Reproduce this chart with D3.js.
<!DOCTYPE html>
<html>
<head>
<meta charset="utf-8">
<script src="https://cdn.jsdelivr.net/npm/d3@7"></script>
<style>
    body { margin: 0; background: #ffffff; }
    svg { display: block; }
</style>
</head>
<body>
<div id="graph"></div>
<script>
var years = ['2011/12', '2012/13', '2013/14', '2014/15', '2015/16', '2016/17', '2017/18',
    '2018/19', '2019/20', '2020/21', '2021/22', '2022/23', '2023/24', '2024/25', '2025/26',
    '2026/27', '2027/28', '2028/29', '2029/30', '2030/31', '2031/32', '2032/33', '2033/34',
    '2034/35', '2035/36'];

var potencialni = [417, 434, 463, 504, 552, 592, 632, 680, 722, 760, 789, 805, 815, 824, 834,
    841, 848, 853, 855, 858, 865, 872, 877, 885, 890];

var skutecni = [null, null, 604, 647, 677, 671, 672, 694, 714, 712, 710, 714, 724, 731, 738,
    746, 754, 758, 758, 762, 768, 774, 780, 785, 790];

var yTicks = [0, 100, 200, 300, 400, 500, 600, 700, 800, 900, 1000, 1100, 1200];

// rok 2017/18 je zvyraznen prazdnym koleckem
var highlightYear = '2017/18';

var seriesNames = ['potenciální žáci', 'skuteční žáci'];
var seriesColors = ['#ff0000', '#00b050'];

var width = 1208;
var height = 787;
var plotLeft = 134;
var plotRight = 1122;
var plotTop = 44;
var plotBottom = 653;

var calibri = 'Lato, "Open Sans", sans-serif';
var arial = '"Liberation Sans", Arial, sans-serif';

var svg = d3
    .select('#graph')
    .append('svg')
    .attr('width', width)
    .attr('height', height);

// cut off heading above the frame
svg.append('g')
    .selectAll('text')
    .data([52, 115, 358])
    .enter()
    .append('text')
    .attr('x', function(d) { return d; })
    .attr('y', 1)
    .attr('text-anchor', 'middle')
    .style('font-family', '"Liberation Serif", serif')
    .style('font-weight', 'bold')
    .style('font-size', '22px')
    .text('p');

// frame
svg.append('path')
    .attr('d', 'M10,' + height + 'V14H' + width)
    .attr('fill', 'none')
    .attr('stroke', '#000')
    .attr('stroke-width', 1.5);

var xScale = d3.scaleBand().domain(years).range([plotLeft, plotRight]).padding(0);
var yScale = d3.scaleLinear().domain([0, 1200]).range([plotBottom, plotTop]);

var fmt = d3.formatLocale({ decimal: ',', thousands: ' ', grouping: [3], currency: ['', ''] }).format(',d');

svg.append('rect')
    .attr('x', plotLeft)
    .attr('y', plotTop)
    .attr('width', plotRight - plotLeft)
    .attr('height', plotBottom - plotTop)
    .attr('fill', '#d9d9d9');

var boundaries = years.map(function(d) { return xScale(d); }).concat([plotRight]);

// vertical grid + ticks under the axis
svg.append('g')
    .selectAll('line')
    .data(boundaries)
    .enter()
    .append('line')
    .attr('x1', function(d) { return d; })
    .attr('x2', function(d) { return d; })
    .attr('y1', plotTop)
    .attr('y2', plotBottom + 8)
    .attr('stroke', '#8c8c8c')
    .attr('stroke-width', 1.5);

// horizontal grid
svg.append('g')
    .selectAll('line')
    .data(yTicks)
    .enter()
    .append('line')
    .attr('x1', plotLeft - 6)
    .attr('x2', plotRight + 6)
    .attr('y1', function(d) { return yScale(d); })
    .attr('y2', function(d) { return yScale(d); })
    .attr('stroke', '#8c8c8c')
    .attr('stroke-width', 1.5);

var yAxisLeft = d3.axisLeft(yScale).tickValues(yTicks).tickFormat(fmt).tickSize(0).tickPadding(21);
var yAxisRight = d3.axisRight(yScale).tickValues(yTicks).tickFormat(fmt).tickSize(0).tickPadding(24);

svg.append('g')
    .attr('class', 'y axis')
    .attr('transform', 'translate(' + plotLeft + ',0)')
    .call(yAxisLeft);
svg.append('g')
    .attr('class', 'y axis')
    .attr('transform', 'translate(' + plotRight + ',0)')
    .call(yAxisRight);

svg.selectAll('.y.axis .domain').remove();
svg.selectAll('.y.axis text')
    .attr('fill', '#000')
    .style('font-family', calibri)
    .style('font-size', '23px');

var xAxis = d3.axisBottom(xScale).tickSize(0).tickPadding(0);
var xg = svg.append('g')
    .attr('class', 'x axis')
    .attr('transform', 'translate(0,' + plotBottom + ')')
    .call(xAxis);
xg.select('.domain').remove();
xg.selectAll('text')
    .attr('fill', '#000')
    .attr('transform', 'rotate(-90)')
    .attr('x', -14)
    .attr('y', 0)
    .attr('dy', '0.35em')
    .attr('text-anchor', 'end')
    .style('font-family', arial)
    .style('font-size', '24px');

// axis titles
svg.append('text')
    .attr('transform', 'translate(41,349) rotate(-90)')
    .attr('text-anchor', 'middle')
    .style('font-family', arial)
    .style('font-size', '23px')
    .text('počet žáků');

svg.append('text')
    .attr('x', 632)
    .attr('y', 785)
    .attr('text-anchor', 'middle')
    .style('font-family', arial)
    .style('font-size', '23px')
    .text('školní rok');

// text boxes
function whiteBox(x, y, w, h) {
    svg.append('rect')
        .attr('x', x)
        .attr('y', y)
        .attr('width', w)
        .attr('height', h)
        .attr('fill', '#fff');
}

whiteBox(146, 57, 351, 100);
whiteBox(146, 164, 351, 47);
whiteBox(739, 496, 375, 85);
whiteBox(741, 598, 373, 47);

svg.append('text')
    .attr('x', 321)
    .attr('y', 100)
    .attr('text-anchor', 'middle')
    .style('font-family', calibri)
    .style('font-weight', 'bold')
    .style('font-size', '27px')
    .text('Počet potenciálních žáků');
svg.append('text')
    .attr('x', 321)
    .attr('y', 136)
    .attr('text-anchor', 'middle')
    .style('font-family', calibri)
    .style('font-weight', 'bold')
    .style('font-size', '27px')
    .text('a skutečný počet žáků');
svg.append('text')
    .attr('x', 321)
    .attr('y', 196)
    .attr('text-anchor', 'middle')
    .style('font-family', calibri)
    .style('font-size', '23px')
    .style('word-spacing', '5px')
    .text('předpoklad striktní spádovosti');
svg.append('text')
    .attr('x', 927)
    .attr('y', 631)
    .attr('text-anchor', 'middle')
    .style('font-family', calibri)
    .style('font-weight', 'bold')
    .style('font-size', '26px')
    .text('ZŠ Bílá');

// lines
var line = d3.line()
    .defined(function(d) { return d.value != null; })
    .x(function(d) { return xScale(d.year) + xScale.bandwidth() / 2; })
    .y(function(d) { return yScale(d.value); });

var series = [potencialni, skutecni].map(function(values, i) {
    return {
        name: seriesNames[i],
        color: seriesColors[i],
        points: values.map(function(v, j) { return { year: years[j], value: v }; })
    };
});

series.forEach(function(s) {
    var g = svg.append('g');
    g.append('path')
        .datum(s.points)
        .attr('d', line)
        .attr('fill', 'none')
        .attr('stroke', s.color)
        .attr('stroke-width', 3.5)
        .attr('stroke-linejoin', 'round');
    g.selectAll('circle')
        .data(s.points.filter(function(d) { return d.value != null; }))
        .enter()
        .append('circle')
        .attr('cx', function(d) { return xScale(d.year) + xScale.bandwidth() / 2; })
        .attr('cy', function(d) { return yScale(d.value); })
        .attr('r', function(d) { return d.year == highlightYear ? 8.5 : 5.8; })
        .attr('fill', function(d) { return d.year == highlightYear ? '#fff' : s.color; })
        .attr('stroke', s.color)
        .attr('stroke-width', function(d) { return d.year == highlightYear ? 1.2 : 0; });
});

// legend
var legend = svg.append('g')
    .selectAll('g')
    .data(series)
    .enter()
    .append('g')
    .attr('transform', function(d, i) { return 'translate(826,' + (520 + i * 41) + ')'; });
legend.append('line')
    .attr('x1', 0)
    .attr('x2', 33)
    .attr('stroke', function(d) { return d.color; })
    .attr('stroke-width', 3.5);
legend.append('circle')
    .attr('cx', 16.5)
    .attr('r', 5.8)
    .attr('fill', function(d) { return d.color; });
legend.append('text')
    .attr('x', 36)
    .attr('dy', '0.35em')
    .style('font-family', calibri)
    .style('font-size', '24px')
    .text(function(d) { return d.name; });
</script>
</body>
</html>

_ _ _ _ _

_WHAT YOU HAVE TO DO_
Copy the lines from the start of the data verbatim, stopping after the line containing "1000, 1100, 1200];".

_TASK SOLUTION_
Reproduce this chart with D3.js.
<!DOCTYPE html>
<html>
<head>
<meta charset="utf-8">
<script src="https://cdn.jsdelivr.net/npm/d3@7"></script>
<style>
    body { margin: 0; background: #ffffff; }
    svg { display: block; }
</style>
</head>
<body>
<div id="graph"></div>
<script>
var years = ['2011/12', '2012/13', '2013/14', '2014/15', '2015/16', '2016/17', '2017/18',
    '2018/19', '2019/20', '2020/21', '2021/22', '2022/23', '2023/24', '2024/25', '2025/26',
    '2026/27', '2027/28', '2028/29', '2029/30', '2030/31', '2031/32', '2032/33', '2033/34',
    '2034/35', '2035/36'];

var potencialni = [417, 434, 463, 504, 552, 592, 632, 680, 722, 760, 789, 805, 815, 824, 834,
    841, 848, 853, 855, 858, 865, 872, 877, 885, 890];

var skutecni = [null, null, 604, 647, 677, 671, 672, 694, 714, 712, 710, 714, 724, 731, 738,
    746, 754, 758, 758, 762, 768, 774, 780, 785, 790];

var yTicks = [0, 100, 200, 300, 400, 500, 600, 700, 800, 900, 1000, 1100, 1200];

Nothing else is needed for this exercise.